Every line must be returned precisely as it is written.

--*--

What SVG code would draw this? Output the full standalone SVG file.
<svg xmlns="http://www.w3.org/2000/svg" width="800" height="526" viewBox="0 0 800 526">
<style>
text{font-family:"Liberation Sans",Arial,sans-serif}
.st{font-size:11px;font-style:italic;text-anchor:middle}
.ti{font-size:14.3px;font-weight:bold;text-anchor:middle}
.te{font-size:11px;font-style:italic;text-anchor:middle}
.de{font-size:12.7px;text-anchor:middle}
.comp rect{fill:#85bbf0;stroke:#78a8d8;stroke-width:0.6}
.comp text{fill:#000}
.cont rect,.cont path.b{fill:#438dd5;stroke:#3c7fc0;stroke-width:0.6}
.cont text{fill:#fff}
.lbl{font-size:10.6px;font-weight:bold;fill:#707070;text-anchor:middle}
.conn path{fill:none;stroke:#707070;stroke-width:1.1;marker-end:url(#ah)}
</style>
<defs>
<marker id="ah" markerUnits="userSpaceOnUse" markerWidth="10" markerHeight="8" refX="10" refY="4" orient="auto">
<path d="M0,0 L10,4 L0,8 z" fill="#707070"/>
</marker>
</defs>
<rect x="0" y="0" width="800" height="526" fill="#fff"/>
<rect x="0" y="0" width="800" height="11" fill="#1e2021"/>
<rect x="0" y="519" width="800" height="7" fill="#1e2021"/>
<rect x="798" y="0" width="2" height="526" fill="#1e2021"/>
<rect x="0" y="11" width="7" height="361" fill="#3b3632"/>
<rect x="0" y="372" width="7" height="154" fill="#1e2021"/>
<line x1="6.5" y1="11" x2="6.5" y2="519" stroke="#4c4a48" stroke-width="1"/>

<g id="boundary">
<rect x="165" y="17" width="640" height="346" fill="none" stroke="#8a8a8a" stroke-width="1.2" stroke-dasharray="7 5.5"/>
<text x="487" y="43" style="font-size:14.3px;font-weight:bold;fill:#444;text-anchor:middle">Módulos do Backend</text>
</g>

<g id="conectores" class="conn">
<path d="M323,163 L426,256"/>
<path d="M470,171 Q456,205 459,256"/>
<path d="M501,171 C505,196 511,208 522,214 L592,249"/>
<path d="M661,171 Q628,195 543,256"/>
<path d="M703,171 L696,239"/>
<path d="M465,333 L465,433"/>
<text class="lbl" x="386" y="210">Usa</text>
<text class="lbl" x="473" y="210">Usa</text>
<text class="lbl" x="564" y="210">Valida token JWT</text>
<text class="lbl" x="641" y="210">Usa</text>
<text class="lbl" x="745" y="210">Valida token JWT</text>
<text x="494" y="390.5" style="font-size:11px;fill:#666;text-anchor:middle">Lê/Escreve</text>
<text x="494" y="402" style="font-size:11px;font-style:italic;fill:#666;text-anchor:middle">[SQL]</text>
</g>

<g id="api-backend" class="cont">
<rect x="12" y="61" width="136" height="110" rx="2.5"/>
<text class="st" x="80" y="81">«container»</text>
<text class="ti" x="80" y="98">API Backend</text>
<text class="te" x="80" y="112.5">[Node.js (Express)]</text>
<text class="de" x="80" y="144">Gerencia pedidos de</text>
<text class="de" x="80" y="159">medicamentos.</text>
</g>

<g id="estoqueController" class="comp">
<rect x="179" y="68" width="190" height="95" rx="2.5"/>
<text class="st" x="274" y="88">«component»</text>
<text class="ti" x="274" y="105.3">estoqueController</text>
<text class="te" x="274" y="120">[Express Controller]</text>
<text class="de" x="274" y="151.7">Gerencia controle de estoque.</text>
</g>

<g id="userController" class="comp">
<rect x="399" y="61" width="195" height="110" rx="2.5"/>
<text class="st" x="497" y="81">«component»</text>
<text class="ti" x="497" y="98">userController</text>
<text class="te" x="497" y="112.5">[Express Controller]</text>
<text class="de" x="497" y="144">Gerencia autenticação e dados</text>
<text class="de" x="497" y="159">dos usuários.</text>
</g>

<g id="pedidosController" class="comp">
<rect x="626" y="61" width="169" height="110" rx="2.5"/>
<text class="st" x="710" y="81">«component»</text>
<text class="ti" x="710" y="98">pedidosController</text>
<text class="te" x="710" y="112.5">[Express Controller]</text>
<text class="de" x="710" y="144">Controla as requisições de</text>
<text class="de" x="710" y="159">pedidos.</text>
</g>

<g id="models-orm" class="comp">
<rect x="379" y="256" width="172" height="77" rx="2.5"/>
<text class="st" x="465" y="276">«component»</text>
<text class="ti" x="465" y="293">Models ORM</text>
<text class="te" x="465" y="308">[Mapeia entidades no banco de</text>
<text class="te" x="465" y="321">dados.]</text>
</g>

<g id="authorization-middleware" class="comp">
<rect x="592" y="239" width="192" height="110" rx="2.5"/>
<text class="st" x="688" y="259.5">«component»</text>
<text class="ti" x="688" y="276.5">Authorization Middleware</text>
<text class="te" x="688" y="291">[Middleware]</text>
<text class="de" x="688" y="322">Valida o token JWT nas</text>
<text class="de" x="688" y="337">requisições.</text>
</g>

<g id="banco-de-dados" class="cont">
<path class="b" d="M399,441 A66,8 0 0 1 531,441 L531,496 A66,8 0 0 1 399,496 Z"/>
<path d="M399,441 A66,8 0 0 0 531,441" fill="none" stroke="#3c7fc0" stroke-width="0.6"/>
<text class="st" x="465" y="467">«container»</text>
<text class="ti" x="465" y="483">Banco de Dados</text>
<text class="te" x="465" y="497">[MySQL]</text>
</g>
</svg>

--*--

Output of the exercise.
What SVG code would draw this? Output the full standalone SVG file.
<svg xmlns="http://www.w3.org/2000/svg" width="800" height="526" viewBox="0 0 800 526">
<style>
text{font-family:"Liberation Sans",Arial,sans-serif}
.st{font-size:11px;font-style:italic;text-anchor:middle}
.ti{font-size:14.3px;font-weight:bold;text-anchor:middle}
.te{font-size:11px;font-style:italic;text-anchor:middle}
.de{font-size:12.7px;text-anchor:middle}
.comp rect{fill:#85bbf0;stroke:#78a8d8;stroke-width:0.6}
.comp text{fill:#000}
.cont rect,.cont path.b{fill:#438dd5;stroke:#3c7fc0;stroke-width:0.6}
.cont text{fill:#fff}
.lbl{font-size:10.6px;font-weight:bold;fill:#707070;text-anchor:middle}
.conn path{fill:none;stroke:#707070;stroke-width:1.1;marker-end:url(#ah)}
</style>
<defs>
<marker id="ah" markerUnits="userSpaceOnUse" markerWidth="10" markerHeight="8" refX="10" refY="4" orient="auto">
<path d="M0,0 L10,4 L0,8 z" fill="#707070"/>
</marker>
</defs>
<rect x="0" y="0" width="800" height="526" fill="#fff"/>
<rect x="0" y="0" width="800" height="11" fill="#1e2021"/>
<rect x="0" y="519" width="800" height="7" fill="#1e2021"/>
<rect x="798" y="0" width="2" height="526" fill="#1e2021"/>
<rect x="0" y="11" width="7" height="361" fill="#3b3632"/>
<rect x="0" y="372" width="7" height="154" fill="#1e2021"/>
<line x1="6.5" y1="11" x2="6.5" y2="519" stroke="#4c4a48" stroke-width="1"/>

<g id="boundary">
<rect x="165" y="17" width="640" height="346" fill="none" stroke="#8a8a8a" stroke-width="1.2" stroke-dasharray="7 5.5"/>
<text x="487" y="43" style="font-size:14.3px;font-weight:bold;fill:#444;text-anchor:middle">Módulos do Backend</text>
</g>

<g id="conectores" class="conn">
<path d="M323,163 L426,256"/>
<path d="M470,171 Q456,205 459,256"/>
<path d="M501,171 C505,196 511,208 522,214 L592,249"/>
<path d="M661,171 Q628,195 543,256"/>
<path d="M703,171 L696,239"/>
<path d="M465,333 L465,433"/>
<text class="lbl" x="386" y="210">Usa</text>
<text class="lbl" x="473" y="210">Usa</text>
<text class="lbl" x="564" y="210">Valida token JWT</text>
<text class="lbl" x="641" y="210">Usa</text>
<text class="lbl" x="745" y="210">Valida token JWT</text>
<text x="494" y="390.5" style="font-size:11px;fill:#666;text-anchor:middle">Lê/Escreve</text>
<text x="494" y="402" style="font-size:11px;font-style:italic;fill:#666;text-anchor:middle">[SQL]</text>
</g>

<g id="api-backend" class="cont">
<rect x="12" y="61" width="136" height="110" rx="2.5"/>
<text class="st" x="80" y="81">«container»</text>
<text class="ti" x="80" y="98">API Backend</text>
<text class="te" x="80" y="112.5">[Node.js (Express)]</text>
<text class="de" x="80" y="144">Gerencia pedidos de</text>
<text class="de" x="80" y="159">medicamentos.</text>
</g>

<g id="estoqueController" class="comp">
<rect x="179" y="68" width="190" height="95" rx="2.5"/>
<text class="st" x="274" y="88">«component»</text>
<text class="ti" x="274" y="105.3">estoqueController</text>
<text class="te" x="274" y="120">[Express Controller]</text>
<text class="de" x="274" y="151.7">Gerencia controle de estoque.</text>
</g>

<g id="userController" class="comp">
<rect x="399" y="61" width="195" height="110" rx="2.5"/>
<text class="st" x="497" y="81">«component»</text>
<text class="ti" x="497" y="98">userController</text>
<text class="te" x="497" y="112.5">[Express Controller]</text>
<text class="de" x="497" y="144">Gerencia autenticação e dados</text>
<text class="de" x="497" y="159">dos usuários.</text>
</g>

<g id="pedidosController" class="comp">
<rect x="626" y="61" width="169" height="110" rx="2.5"/>
<text class="st" x="710" y="81">«component»</text>
<text class="ti" x="710" y="98">pedidosController</text>
<text class="te" x="710" y="112.5">[Express Controller]</text>
<text class="de" x="710" y="144">Controla as requisições de</text>
<text class="de" x="710" y="159">pedidos.</text>
</g>

<g id="models-orm" class="comp">
<rect x="379" y="256" width="172" height="77" rx="2.5"/>
<text class="st" x="465" y="276">«component»</text>
<text class="ti" x="465" y="293">Models ORM</text>
<text class="te" x="465" y="308">[Mapeia entidades no banco de</text>
<text class="te" x="465" y="321">dados.]</text>
</g>

<g id="authorization-middleware" class="comp">
<rect x="592" y="239" width="192" height="110" rx="2.5"/>
<text class="st" x="688" y="259.5">«component»</text>
<text class="ti" x="688" y="276.5">Authorization Middleware</text>
<text class="te" x="688" y="291">[Middleware]</text>
<text class="de" x="688" y="322">Valida o token JWT nas</text>
<text class="de" x="688" y="337">requisições.</text>
</g>

<g id="banco-de-dados" class="cont">
<path class="b" d="M399,441 A66,8 0 0 1 531,441 L531,496 A66,8 0 0 1 399,496 Z"/>
<path d="M399,441 A66,8 0 0 0 531,441" fill="none" stroke="#3c7fc0" stroke-width="0.6"/>
<text class="st" x="465" y="467">«container»</text>
<text class="ti" x="465" y="483">Banco de Dados</text>
<text class="te" x="465" y="497">[MySQL]</text>
</g>
</svg>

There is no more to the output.